## The problem
Copy nothing but the stretch that opens with the line containing "Clone this chart" and closes with the line containing "diffEmpty, diffEmpty, diffEmpty];". Keep pictures out.

━━━━━━━━━━━━━━━━━━━━

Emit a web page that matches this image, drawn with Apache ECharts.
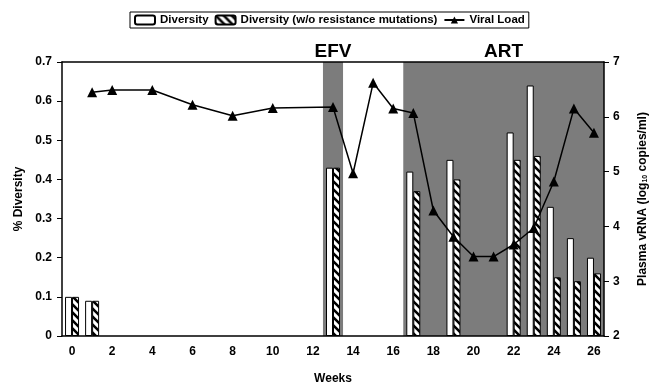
<!DOCTYPE html>
<html>
<head>
<meta charset="utf-8">
<script src="https://cdn.jsdelivr.net/npm/echarts@6/dist/echarts.min.js"></script>
<style>
  html, body { margin: 0; padding: 0; background: #fff; }
  #chart { width: 654px; height: 391px; }
</style>
</head>
<body>
<div id="chart"></div>
<script>
// weeks 0..26, one category per week
var weeks = [];
for (var w = 0; w <= 26; w++) weeks.push(String(w));

// % diversity (null where no sample)
var diversity = [0.10, 0.09, null, null, null, null, null, null, null, null, null, null, null, 0.43,
                 null, null, null, 0.42, null, 0.45, null, null, 0.52, 0.64, 0.33, 0.25, 0.20];
var diversityNoRes = [0.10, 0.09, null, null, null, null, null, null, null, null, null, null, null, 0.43,
                      null, null, null, 0.37, null, 0.40, null, null, 0.45, 0.46, 0.15, 0.14, 0.16];
// viral load, log10 copies/ml
var viralLoad = [null, 6.45, 6.49, null, 6.49, null, 6.22, null, 6.02, null, 6.16, null, null, 6.18,
                 4.97, 6.62, 6.15, 6.07, 4.29, 3.81, 3.45, 3.45, 3.67, 3.97, 4.82, 6.15, 5.71];
// treatment periods (week ranges)
var periods = [
    {name: 'EFV', from: 12.5, to: 13.5},
    {name: 'ART', from: 16.5, to: 26.5}
];

var font = 'Liberation Sans, Arial, sans-serif';

// hatch pattern for the "w/o resistance mutations" bars
var hatch = document.createElement('canvas');
hatch.width = 8; hatch.height = 8;
var ctx = hatch.getContext('2d');
ctx.fillStyle = '#fff';
ctx.fillRect(0, 0, 8, 8);
ctx.strokeStyle = '#000';
ctx.lineWidth = 2.6;
ctx.beginPath();
ctx.moveTo(-2, -2); ctx.lineTo(10, 10);
ctx.moveTo(-10, -2); ctx.lineTo(2, 10);
ctx.moveTo(6, -2); ctx.lineTo(18, 10);
ctx.stroke();

var option = {
    animation: false,
    textStyle: { fontFamily: font },
    legend: {
        left: 130,
        top: 12,
        padding: [2, 4, 2, 4],
        borderColor: '#000',
        borderWidth: 1,
        itemWidth: 20,
        itemHeight: 9,
        itemGap: 6,
        textStyle: { fontFamily: font, fontWeight: 'bold', fontSize: 11.5, color: '#000' },
        data: ['Diversity', 'Diversity (w/o resistance mutations)', 'Viral Load']
    },
    grid: { left: 62, right: 50, top: 62, bottom: 55, outerBoundsMode: 'none' },
    xAxis: [{
        type: 'category',
        data: weeks,
        boundaryGap: true,
        name: 'Weeks',
        nameLocation: 'middle',
        nameGap: 37,
        nameTextStyle: { fontFamily: font, fontWeight: 'bold', fontSize: 12, color: '#000' },
        axisLine: { onZero: false, lineStyle: { color: '#000', width: 1.5 } },
        axisTick: { interval: 0, length: 5, lineStyle: { color: '#000' } },
        axisLabel: { interval: 1, margin: 10, fontFamily: font, fontWeight: 'bold', fontSize: 12, color: '#000' },
        z: 10
    }, {
        type: 'value',
        position: 'top',
        min: -0.5,
        max: 26.5,
        axisLine: { show: true, onZero: false, lineStyle: { color: '#000', width: 1.5 } },
        axisTick: { show: false },
        axisLabel: { show: false },
        splitLine: { show: false },
        z: 10
    }],
    yAxis: [{
        type: 'value',
        min: 0,
        max: 0.7,
        interval: 0.1,
        name: '% Diversity',
        nameLocation: 'middle',
        nameRotate: 90,
        nameGap: 36,
        nameTextStyle: { fontFamily: font, fontWeight: 'bold', fontSize: 12, color: '#000' },
        axisLine: { show: true, onZero: false, lineStyle: { color: '#000', width: 1.5 } },
        axisTick: { show: true, length: 5, lineStyle: { color: '#000' } },
        axisLabel: { margin: 10, fontFamily: font, fontWeight: 'bold', fontSize: 12, color: '#000' },
        splitLine: { show: false },
        z: 10
    }, {
        type: 'value',
        min: 2,
        max: 7,
        interval: 1,
        name: '{a|Plasma vRNA (log}{s|10}{a| copies/ml)}',
        nameLocation: 'middle',
        nameRotate: 90,
        nameGap: 33,
        nameTextStyle: {
            rich: {
                a: { fontFamily: font, fontWeight: 'bold', fontSize: 12, color: '#000' },
                s: { fontFamily: font, fontWeight: 'bold', fontSize: 7, color: '#000', verticalAlign: 'bottom', padding: [4, 0, 0, 0] }
            }
        },
        axisLine: { show: true, onZero: false, lineStyle: { color: '#000', width: 1.5 } },
        axisTick: { show: true, length: 5, lineStyle: { color: '#000' } },
        axisLabel: { margin: 9, fontFamily: font, fontWeight: 'bold', fontSize: 12, color: '#000' },
        splitLine: { show: false },
        z: 10
    }],
    series: [{
        name: 'periods',
        type: 'line',
        xAxisIndex: 1,
        yAxisIndex: 0,
        data: [],
        z: 0,
        markArea: {
            silent: true,
            itemStyle: { color: '#7c7c7c' },
            label: {
                show: true,
                position: 'top',
                distance: 1,
                fontFamily: font,
                fontWeight: 'bold',
                fontSize: 19,
                color: '#000'
            },
            data: periods.map(function (p) {
                return [{ name: p.name, xAxis: p.from }, { xAxis: p.to }];
            })
        }
    }, {
        name: 'Diversity',
        type: 'bar',
        data: diversity,
        barWidth: 7,
        barGap: '0%',
        itemStyle: { color: '#fff', borderColor: '#000', borderWidth: 1 },
        z: 3
    }, {
        name: 'Diversity (w/o resistance mutations)',
        type: 'bar',
        data: diversityNoRes,
        barWidth: 7,
        itemStyle: { color: { image: hatch, repeat: 'repeat' }, borderColor: '#000', borderWidth: 1 },
        z: 3
    }, {
        name: 'Viral Load',
        type: 'line',
        yAxisIndex: 1,
        data: viralLoad,
        connectNulls: true,
        symbol: 'triangle',
        symbolSize: 10,
        itemStyle: { color: '#000' },
        lineStyle: { color: '#000', width: 1.5 },
        z: 5
    }]
};

var chart = echarts.init(document.getElementById('chart'));
chart.setOption(option);
</script>
</body>
</html>
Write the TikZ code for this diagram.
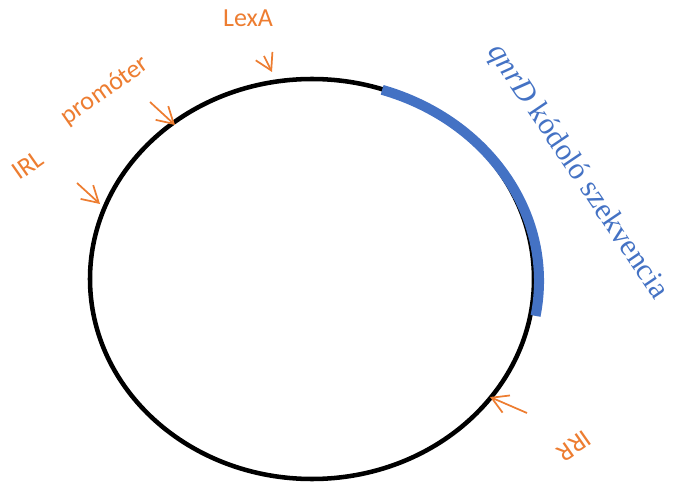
\documentclass[tikz,border=0pt]{standalone}
\usepackage{fontspec}
\setmainfont{Carlito}
\newfontfamily\seqfont{Liberation Serif}
\usetikzlibrary{arrows.meta}
\definecolor{siteorange}{HTML}{ED7D31}
\definecolor{geneblue}{HTML}{4472C4}
\tikzset{
 pl backbone/.style={line width=3.4pt,black},
 pl gene/.style={line width=7.5pt,geneblue},
 pl site arrow/.style={line width=1.3pt,siteorange,
                       -{Straight Barb[length=12pt,width=14pt]}},
 pl site label/.style={text=siteorange,inner sep=0pt,
                       font=\fontsize{19.5}{22}\selectfont},
 pl gene label/.style={text=geneblue,inner sep=0pt,
                       font=\seqfont\fontsize{23}{27}\selectfont}
}

\begin{document}
\begin{tikzpicture}[x=.75pt,y=-.75pt]
 \useasboundingbox (0,0) rectangle (676,485);
 \coordinate (ori) at (312,279);
 \coordinate (gene ctr) at (312,281);
 \draw[pl backbone] (ori) ellipse [x radius=222,y radius=200];
 % coding region (y axis points down, so angles are mirrored)
 \draw[pl gene] (gene ctr) ++(-72:227 and 201)
   arc[start angle=-72,end angle=10,x radius=227,y radius=201];
 \foreach \s/\tx/\ty/\hx/\hy in {lexa/264/56/272/72,prom/150/102/175/125,
                                 irl/77/183/100/204,irr/527/413/490/397}{
   \coordinate (\s tail) at (\tx,\ty);
   \coordinate (\s tip) at (\hx,\hy);
   \draw[pl site arrow] (\s tail) -- (\s tip);
 }
 \node[pl site label] (lexa) at (248,18) {LexA};
 \node[pl site label,rotate=35] (prom) at (105,91) {promóter};
 \node[pl site label,rotate=35] (irl) at (28,165) {IRL};
 \node[pl site label,rotate=215] (irr) at (574,446) {IRR};
 \node[pl gene label,rotate=-56] (qnrd) at (577,172)
   {\textit{qnrD} kódoló szekvencia};
\end{tikzpicture}
\end{document}
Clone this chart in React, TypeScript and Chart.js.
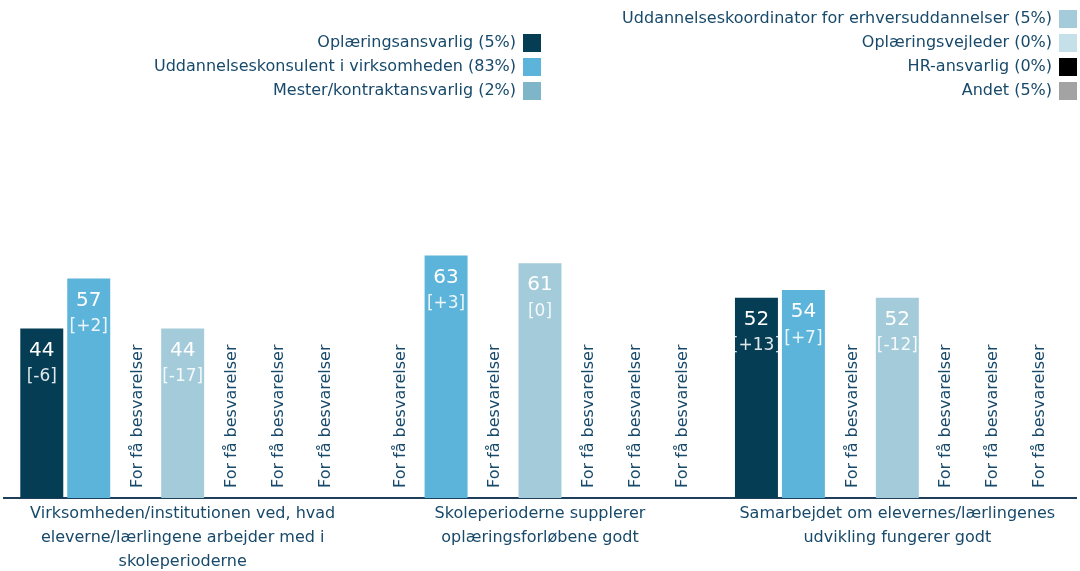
import React, { useEffect, useRef } from "react";
import { Chart, registerables } from "chart.js";
Chart.register(...registerables);

const categories: string[][] = [
  ["Virksomheden/institutionen ved, hvad", "eleverne/lærlingene arbejder med i", "skoleperioderne"],
  ["Skoleperioderne supplerer", "oplæringsforløbene godt"],
  ["Samarbejdet om elevernes/lærlingenes", "udvikling fungerer godt"],
];

const seriesLabels = [
  "Oplæringsansvarlig (5%)",
  "Uddannelseskonsulent i virksomheden (83%)",
  "Mester/kontraktansvarlig (2%)",
  "Uddannelseskoordinator for erhversuddannelser (5%)",
  "Oplæringsvejleder (0%)",
  "HR-ansvarlig (0%)",
  "Andet (5%)",
];

const seriesColors = ["#053d54", "#5db4da", "#7fb5c8", "#a3cbd9", "#c6e0e9", "#000000", "#a3a3a3"];

const oplaeringsansvarlig = [44, null, 52];
const uddannelseskonsulent = [57, 63, 54];
const mester = [null, null, null];
const uddannelseskoordinator = [44, 61, 52];
const oplaeringsvejleder = [null, null, null];
const hrAnsvarlig = [null, null, null];
const andet = [null, null, null];

const diffOplaeringsansvarlig = ["-6", null, "+13"];
const diffUddannelseskonsulent = ["+2", "+3", "+7"];
const diffMester = [null, null, null];
const diffUddannelseskoordinator = ["-17", "0", "-12"];
const diffEmpty = [null, null, null];

const values = [oplaeringsansvarlig, uddannelseskonsulent, mester, uddannelseskoordinator, oplaeringsvejleder, hrAnsvarlig, andet];
const diffs = [diffOplaeringsansvarlig, diffUddannelseskonsulent, diffMester, diffUddannelseskoordinator, diffEmpty, diffEmpty, diffEmpty];

const noDataText = "For få besvarelser";
const leftColumn = [0, 1, 2];
const rightColumn = [3, 4, 5, 6];

const FONT = "'DejaVu Sans', sans-serif";
const TEXT = "#17496a";

const barLabelPlugin = {
  id: "barLabels",
  afterDatasetsDraw(chart: any) {
    const ctx = chart.ctx;
    const base = chart.scales.y.getPixelForValue(0);
    chart.data.datasets.forEach((ds: any, di: number) => {
      const meta = chart.getDatasetMeta(di);
      meta.data.forEach((el: any, i: number) => {
        const v = ds.data[i];
        const x = el.x;
        ctx.save();
        if (v == null) {
          ctx.translate(x + 2, base - 10);
          ctx.rotate(-Math.PI / 2);
          ctx.fillStyle = TEXT;
          ctx.font = `16px ${FONT}`;
          ctx.textAlign = "left";
          ctx.textBaseline = "middle";
          ctx.fillText(noDataText, 0, 0);
        } else {
          const top = chart.scales.y.getPixelForValue(v);
          ctx.textAlign = "center";
          ctx.textBaseline = "middle";
          ctx.fillStyle = "#ffffff";
          ctx.font = `20px ${FONT}`;
          ctx.fillText(String(v), x, top + 22);
          const d = diffs[di][i];
          if (d != null) {
            ctx.fillStyle = "rgba(255,255,255,0.88)";
            ctx.font = `17px ${FONT}`;
            ctx.fillText(`[${d}]`, x, top + 48);
          }
        }
        ctx.restore();
      });
    });
  },
};

const legendPlugin = {
  id: "customLegend",
  afterDraw(chart: any) {
    const ctx = chart.ctx;
    ctx.save();
    ctx.font = `16px ${FONT}`;
    ctx.textAlign = "right";
    ctx.textBaseline = "middle";
    const drawCol = (items: number[], right: number, startY: number) => {
      items.forEach((si, k) => {
        const cy = startY + k * 24;
        ctx.fillStyle = seriesColors[si];
        ctx.fillRect(right - 18, cy - 9, 18, 18);
        ctx.fillStyle = TEXT;
        ctx.fillText(seriesLabels[si], right - 25, cy);
      });
    };
    drawCol(leftColumn, 541, 43);
    drawCol(rightColumn, 1077, 19);
    ctx.restore();
  },
};

export default function App() {
  const ref = useRef<HTMLCanvasElement>(null);
  useEffect(() => {
    const chart = new Chart(ref.current!, {
      type: "bar",
      data: {
        labels: categories,
        datasets: values.map((vals, i) => ({
          label: seriesLabels[i],
          data: vals,
          backgroundColor: seriesColors[i],
          categoryPercentage: 0.92,
          barPercentage: 0.915,
        })),
      },
      options: {
        responsive: false,
        animation: false,
        layout: { padding: { top: 113, left: 4, right: 4, bottom: -7 } },
        plugins: { legend: { display: false }, tooltip: { enabled: false } },
        scales: {
          x: {
            grid: { display: false, drawTicks: false },
            border: { display: true, color: "#1f3e5a", width: 2 },
            ticks: {
              color: TEXT,
              font: { family: FONT, size: 16, lineHeight: 1.5 },
              padding: 4,
              maxRotation: 0,
              autoSkip: false,
            },
          },
          y: { display: false, min: 0, max: 100 },
        },
      },
      plugins: [barLabelPlugin, legendPlugin],
    });
    return () => chart.destroy();
  }, []);
  return (
    <div style={{ position: "fixed", left: 0, top: 0, width: 1080, height: 571, background: "#fff" }}>
      <canvas ref={ref} width={1080} height={571} />
    </div>
  );
}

━━━━━━━━━━━━━━━━━━━━

## Finished exercise
Clone this chart in React, TypeScript and Chart.js.
import React, { useEffect, useRef } from "react";
import { Chart, registerables } from "chart.js";
Chart.register(...registerables);

const categories: string[][] = [
  ["Virksomheden/institutionen ved, hvad", "eleverne/lærlingene arbejder med i", "skoleperioderne"],
  ["Skoleperioderne supplerer", "oplæringsforløbene godt"],
  ["Samarbejdet om elevernes/lærlingenes", "udvikling fungerer godt"],
];

const seriesLabels = [
  "Oplæringsansvarlig (5%)",
  "Uddannelseskonsulent i virksomheden (83%)",
  "Mester/kontraktansvarlig (2%)",
  "Uddannelseskoordinator for erhversuddannelser (5%)",
  "Oplæringsvejleder (0%)",
  "HR-ansvarlig (0%)",
  "Andet (5%)",
];

const seriesColors = ["#053d54", "#5db4da", "#7fb5c8", "#a3cbd9", "#c6e0e9", "#000000", "#a3a3a3"];

const oplaeringsansvarlig = [44, null, 52];
const uddannelseskonsulent = [57, 63, 54];
const mester = [null, null, null];
const uddannelseskoordinator = [44, 61, 52];
const oplaeringsvejleder = [null, null, null];
const hrAnsvarlig = [null, null, null];
const andet = [null, null, null];

const diffOplaeringsansvarlig = ["-6", null, "+13"];
const diffUddannelseskonsulent = ["+2", "+3", "+7"];
const diffMester = [null, null, null];
const diffUddannelseskoordinator = ["-17", "0", "-12"];
const diffEmpty = [null, null, null];

const values = [oplaeringsansvarlig, uddannelseskonsulent, mester, uddannelseskoordinator, oplaeringsvejleder, hrAnsvarlig, andet];
const diffs = [diffOplaeringsansvarlig, diffUddannelseskonsulent, diffMester, diffUddannelseskoordinator, diffEmpty, diffEmpty, diffEmpty];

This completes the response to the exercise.